— What to do —
Line by line, repeat the data below exactly, beginning at the first line and ending at the line with "minimum width=101pt] (idle)". Omit pictures.

........

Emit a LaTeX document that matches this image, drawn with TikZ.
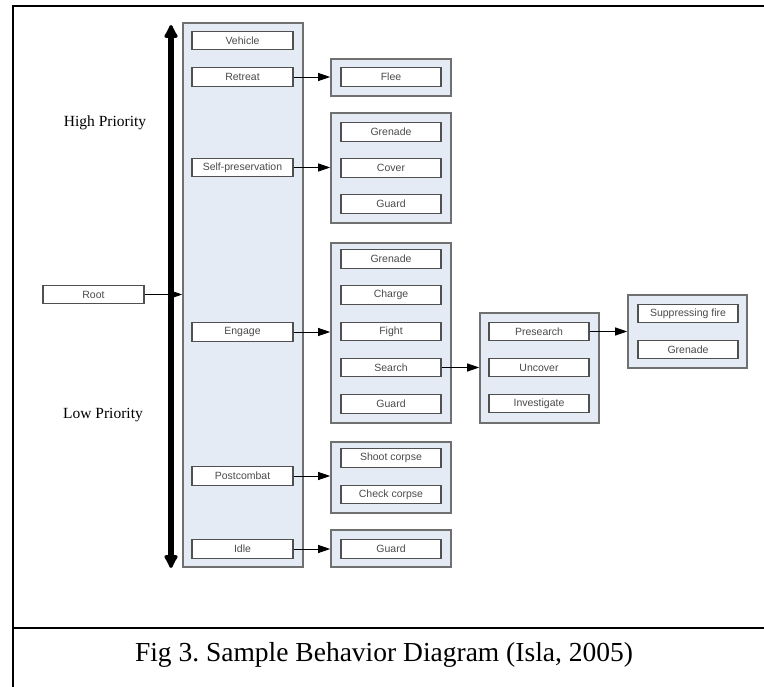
\documentclass[tikz,border=0pt]{standalone}
\usepackage{fontspec}
\setmainfont{Liberation Serif}
\newfontfamily\boxfont{Liberation Sans}
\usetikzlibrary{arrows.meta}
\frenchspacing

\definecolor{panelblue}{HTML}{E4EBF5}
\definecolor{panelgray}{HTML}{707070}
\definecolor{boxgray}{HTML}{505050}
\definecolor{labelgray}{HTML}{4A4A4A}

\tikzset{
  panel/.style={draw=panelgray, fill=panelblue, line width=1.6pt, inner sep=0pt},
  leaf/.style={draw=boxgray, fill=white, line width=1.2pt, minimum width=100pt,
    minimum height=18.5pt, inner sep=0pt, text=labelgray,
    font=\boxfont\fontsize{10.5}{12}\selectfont},
  link/.style={-{Triangle[length=12pt,width=8pt]}, line width=0.8pt},
  priority/.style={font=\fontsize{15.5}{18}\selectfont},
}

\begin{document}
\begin{tikzpicture}[x=1pt, y=-1pt]
  % page area and frame
  \fill[white] (0,0) rectangle (764,687);
  \useasboundingbox (0,0) rectangle (764,687);
  \draw[line width=2pt] (13,690) -- (13,6) -- (767,6);
  \draw[line width=2pt] (13,628) -- (767,628);

  % top-level behaviour column
  \node[panel, minimum width=120pt, minimum height=544pt] (mainpanel) at (243,295) {};
  \node[leaf, minimum width=101pt] (vehicle)  at (242.5,40.5)  {Vehicle};
  \node[leaf, minimum width=101pt] (retreat)  at (242.5,77)    {Retreat};
  \node[leaf, minimum width=101pt] (selfpres) at (242.5,167.5) {Self-preservation};
  \node[leaf, minimum width=101pt] (engage)   at (242.5,332)   {Engage};
  \node[leaf, minimum width=101pt] (postcomb) at (242.5,476)   {Postcombat};
  \node[leaf, minimum width=101pt] (idle)     at (242.5,549)   {Idle};

  % root
  \node[leaf, minimum width=101pt] (root) at (93.5,294.5) {Root};

  % priority axis
  \coordinate (axistop) at (171,25);
  \coordinate (axisbot) at (171,568);
  \draw[line width=6pt, {Latex[length=16pt,width=17pt,round]}-{Latex[length=16pt,width=17pt,round]}]
    (axisbot) -- (axistop);
  \node[priority] (high) at (105,123) {High Priority};
  \node[priority] (low)  at (103,415) {Low Priority};

  % second level
  \node[panel, minimum width=120pt, minimum height=37pt] (fleepanel) at (391,77.5) {};
  \node[leaf] (flee) at (391,77) {Flee};

  \node[panel, minimum width=120pt, minimum height=110pt] (selfpanel) at (391,168) {};
  \node[leaf] (sgrenade) at (391,132) {Grenade};
  \node[leaf] (cover)    at (391,168) {Cover};
  \node[leaf] (sguard)   at (391,204) {Guard};

  \node[panel, minimum width=120pt, minimum height=180pt] (engpanel) at (391,333) {};
  \node[leaf] (egrenade) at (391,259)   {Grenade};
  \node[leaf] (charge)   at (391,295)   {Charge};
  \node[leaf] (fight)    at (391,331.5) {Fight};
  \node[leaf] (search)   at (391,367.5) {Search};
  \node[leaf] (eguard)   at (391,404)   {Guard};

  \node[panel, minimum width=120pt, minimum height=71pt] (postpanel) at (391,477.5) {};
  \node[leaf] (shoot) at (391,458)   {Shoot corpse};
  \node[leaf] (check) at (391,494.5) {Check corpse};

  \node[panel, minimum width=120pt, minimum height=37pt] (idlepanel) at (391,548.5) {};
  \node[leaf] (iguard) at (391,549) {Guard};

  % search level
  \node[panel, minimum width=119pt, minimum height=110pt] (srchpanel) at (539.5,368) {};
  \node[leaf] (presearch)   at (539,331.5) {Presearch};
  \node[leaf] (uncover)     at (539,367.5) {Uncover};
  \node[leaf] (investigate) at (539,403.5) {Investigate};

  % presearch level
  \node[panel, minimum width=119pt, minimum height=73pt] (prepanel) at (687.5,331.5) {};
  \node[leaf] (suppress) at (688,313.5) {Suppressing fire};
  \node[leaf] (pgrenade) at (688,349.5) {Grenade};

  % connectors
  \draw[link] (root.east)      -- (root.east -| mainpanel.west);
  \draw[link] (retreat.east)   -- (retreat.east -| fleepanel.west);
  \draw[link] (selfpres.east)  -- (selfpres.east -| selfpanel.west);
  \draw[link] (engage.east)    -- (engage.east -| engpanel.west);
  \draw[link] (postcomb.east)  -- (postcomb.east -| postpanel.west);
  \draw[link] (idle.east)      -- (idle.east -| idlepanel.west);
  \draw[link] (search.east)    -- (search.east -| srchpanel.west);
  \draw[link] (presearch.east) -- (presearch.east -| prepanel.west);

  % caption
  \node[font=\fontsize{27.5}{32}\selectfont] (caption) at (384,655) {Fig 3. Sample Behavior Diagram (Isla, 2005)};
\end{tikzpicture}
\end{document}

........

— Exercise result —
Emit a LaTeX document that matches this image, drawn with TikZ.
\documentclass[tikz,border=0pt]{standalone}
\usepackage{fontspec}
\setmainfont{Liberation Serif}
\newfontfamily\boxfont{Liberation Sans}
\usetikzlibrary{arrows.meta}
\frenchspacing

\definecolor{panelblue}{HTML}{E4EBF5}
\definecolor{panelgray}{HTML}{707070}
\definecolor{boxgray}{HTML}{505050}
\definecolor{labelgray}{HTML}{4A4A4A}

\tikzset{
  panel/.style={draw=panelgray, fill=panelblue, line width=1.6pt, inner sep=0pt},
  leaf/.style={draw=boxgray, fill=white, line width=1.2pt, minimum width=100pt,
    minimum height=18.5pt, inner sep=0pt, text=labelgray,
    font=\boxfont\fontsize{10.5}{12}\selectfont},
  link/.style={-{Triangle[length=12pt,width=8pt]}, line width=0.8pt},
  priority/.style={font=\fontsize{15.5}{18}\selectfont},
}

\begin{document}
\begin{tikzpicture}[x=1pt, y=-1pt]
  % page area and frame
  \fill[white] (0,0) rectangle (764,687);
  \useasboundingbox (0,0) rectangle (764,687);
  \draw[line width=2pt] (13,690) -- (13,6) -- (767,6);
  \draw[line width=2pt] (13,628) -- (767,628);

  % top-level behaviour column
  \node[panel, minimum width=120pt, minimum height=544pt] (mainpanel) at (243,295) {};
  \node[leaf, minimum width=101pt] (vehicle)  at (242.5,40.5)  {Vehicle};
  \node[leaf, minimum width=101pt] (retreat)  at (242.5,77)    {Retreat};
  \node[leaf, minimum width=101pt] (selfpres) at (242.5,167.5) {Self-preservation};
  \node[leaf, minimum width=101pt] (engage)   at (242.5,332)   {Engage};
  \node[leaf, minimum width=101pt] (postcomb) at (242.5,476)   {Postcombat};
  \node[leaf, minimum width=101pt] (idle)     at (242.5,549)   {Idle};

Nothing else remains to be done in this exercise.